■ Your task ■
Produce an exact transcription of the listing below, omitting the pictures.

════

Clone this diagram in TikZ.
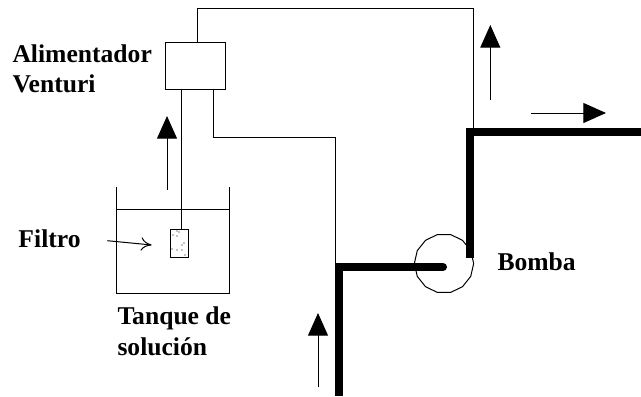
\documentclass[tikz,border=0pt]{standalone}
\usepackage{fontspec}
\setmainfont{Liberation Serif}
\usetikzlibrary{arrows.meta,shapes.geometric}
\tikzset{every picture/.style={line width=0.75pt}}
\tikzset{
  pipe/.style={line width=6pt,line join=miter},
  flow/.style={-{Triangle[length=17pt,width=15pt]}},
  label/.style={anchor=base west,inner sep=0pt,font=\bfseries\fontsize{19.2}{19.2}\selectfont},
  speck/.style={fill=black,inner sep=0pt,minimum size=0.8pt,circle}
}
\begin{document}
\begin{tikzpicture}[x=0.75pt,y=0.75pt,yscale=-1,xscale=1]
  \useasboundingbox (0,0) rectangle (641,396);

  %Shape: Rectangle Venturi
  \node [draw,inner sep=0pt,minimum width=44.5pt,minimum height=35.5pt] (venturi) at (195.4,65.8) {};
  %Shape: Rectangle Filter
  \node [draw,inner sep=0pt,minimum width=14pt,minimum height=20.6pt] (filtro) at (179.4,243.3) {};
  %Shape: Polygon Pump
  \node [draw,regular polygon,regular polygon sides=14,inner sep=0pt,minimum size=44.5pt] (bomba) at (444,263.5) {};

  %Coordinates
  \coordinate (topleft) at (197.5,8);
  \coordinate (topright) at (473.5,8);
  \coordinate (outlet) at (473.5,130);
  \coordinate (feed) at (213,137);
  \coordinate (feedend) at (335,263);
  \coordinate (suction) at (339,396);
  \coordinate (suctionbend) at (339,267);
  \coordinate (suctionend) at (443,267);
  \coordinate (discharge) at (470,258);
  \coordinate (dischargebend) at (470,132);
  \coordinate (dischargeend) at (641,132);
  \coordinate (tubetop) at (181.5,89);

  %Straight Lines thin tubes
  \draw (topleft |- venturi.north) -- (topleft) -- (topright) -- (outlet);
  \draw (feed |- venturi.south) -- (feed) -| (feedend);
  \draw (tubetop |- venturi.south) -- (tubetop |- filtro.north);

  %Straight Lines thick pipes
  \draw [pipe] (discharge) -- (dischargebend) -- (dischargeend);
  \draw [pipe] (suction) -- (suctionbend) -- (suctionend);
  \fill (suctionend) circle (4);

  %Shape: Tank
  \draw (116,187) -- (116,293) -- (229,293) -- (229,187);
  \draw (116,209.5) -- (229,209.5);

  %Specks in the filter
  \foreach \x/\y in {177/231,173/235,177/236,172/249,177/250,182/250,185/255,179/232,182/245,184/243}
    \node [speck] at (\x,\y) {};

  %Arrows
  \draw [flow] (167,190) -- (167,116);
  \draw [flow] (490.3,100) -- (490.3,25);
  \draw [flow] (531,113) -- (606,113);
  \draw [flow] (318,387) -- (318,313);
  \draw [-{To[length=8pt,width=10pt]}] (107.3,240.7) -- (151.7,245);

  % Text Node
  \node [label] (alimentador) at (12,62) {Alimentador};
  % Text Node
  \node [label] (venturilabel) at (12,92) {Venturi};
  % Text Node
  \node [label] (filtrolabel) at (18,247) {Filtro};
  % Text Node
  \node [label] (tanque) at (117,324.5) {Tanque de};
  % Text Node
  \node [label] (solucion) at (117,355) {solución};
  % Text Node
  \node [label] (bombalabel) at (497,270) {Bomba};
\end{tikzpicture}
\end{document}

════

■ Finished task ■
Clone this diagram in TikZ.
\documentclass[tikz,border=0pt]{standalone}
\usepackage{fontspec}
\setmainfont{Liberation Serif}
\usetikzlibrary{arrows.meta,shapes.geometric}
\tikzset{every picture/.style={line width=0.75pt}}
\tikzset{
  pipe/.style={line width=6pt,line join=miter},
  flow/.style={-{Triangle[length=17pt,width=15pt]}},
  label/.style={anchor=base west,inner sep=0pt,font=\bfseries\fontsize{19.2}{19.2}\selectfont},
  speck/.style={fill=black,inner sep=0pt,minimum size=0.8pt,circle}
}
\begin{document}
\begin{tikzpicture}[x=0.75pt,y=0.75pt,yscale=-1,xscale=1]
  \useasboundingbox (0,0) rectangle (641,396);

  %Shape: Rectangle Venturi
  \node [draw,inner sep=0pt,minimum width=44.5pt,minimum height=35.5pt] (venturi) at (195.4,65.8) {};
  %Shape: Rectangle Filter
  \node [draw,inner sep=0pt,minimum width=14pt,minimum height=20.6pt] (filtro) at (179.4,243.3) {};
  %Shape: Polygon Pump
  \node [draw,regular polygon,regular polygon sides=14,inner sep=0pt,minimum size=44.5pt] (bomba) at (444,263.5) {};

  %Coordinates
  \coordinate (topleft) at (197.5,8);
  \coordinate (topright) at (473.5,8);
  \coordinate (outlet) at (473.5,130);
  \coordinate (feed) at (213,137);
  \coordinate (feedend) at (335,263);
  \coordinate (suction) at (339,396);
  \coordinate (suctionbend) at (339,267);
  \coordinate (suctionend) at (443,267);
  \coordinate (discharge) at (470,258);
  \coordinate (dischargebend) at (470,132);
  \coordinate (dischargeend) at (641,132);
  \coordinate (tubetop) at (181.5,89);

  %Straight Lines thin tubes
  \draw (topleft |- venturi.north) -- (topleft) -- (topright) -- (outlet);
  \draw (feed |- venturi.south) -- (feed) -| (feedend);
  \draw (tubetop |- venturi.south) -- (tubetop |- filtro.north);

  %Straight Lines thick pipes
  \draw [pipe] (discharge) -- (dischargebend) -- (dischargeend);
  \draw [pipe] (suction) -- (suctionbend) -- (suctionend);
  \fill (suctionend) circle (4);

  %Shape: Tank
  \draw (116,187) -- (116,293) -- (229,293) -- (229,187);
  \draw (116,209.5) -- (229,209.5);

  %Specks in the filter
  \foreach \x/\y in {177/231,173/235,177/236,172/249,177/250,182/250,185/255,179/232,182/245,184/243}
    \node [speck] at (\x,\y) {};

  %Arrows
  \draw [flow] (167,190) -- (167,116);
  \draw [flow] (490.3,100) -- (490.3,25);
  \draw [flow] (531,113) -- (606,113);
  \draw [flow] (318,387) -- (318,313);
  \draw [-{To[length=8pt,width=10pt]}] (107.3,240.7) -- (151.7,245);

  % Text Node
  \node [label] (alimentador) at (12,62) {Alimentador};
  % Text Node
  \node [label] (venturilabel) at (12,92) {Venturi};
  % Text Node
  \node [label] (filtrolabel) at (18,247) {Filtro};
  % Text Node
  \node [label] (tanque) at (117,324.5) {Tanque de};
  % Text Node
  \node [label] (solucion) at (117,355) {solución};
  % Text Node
  \node [label] (bombalabel) at (497,270) {Bomba};
\end{tikzpicture}
\end{document}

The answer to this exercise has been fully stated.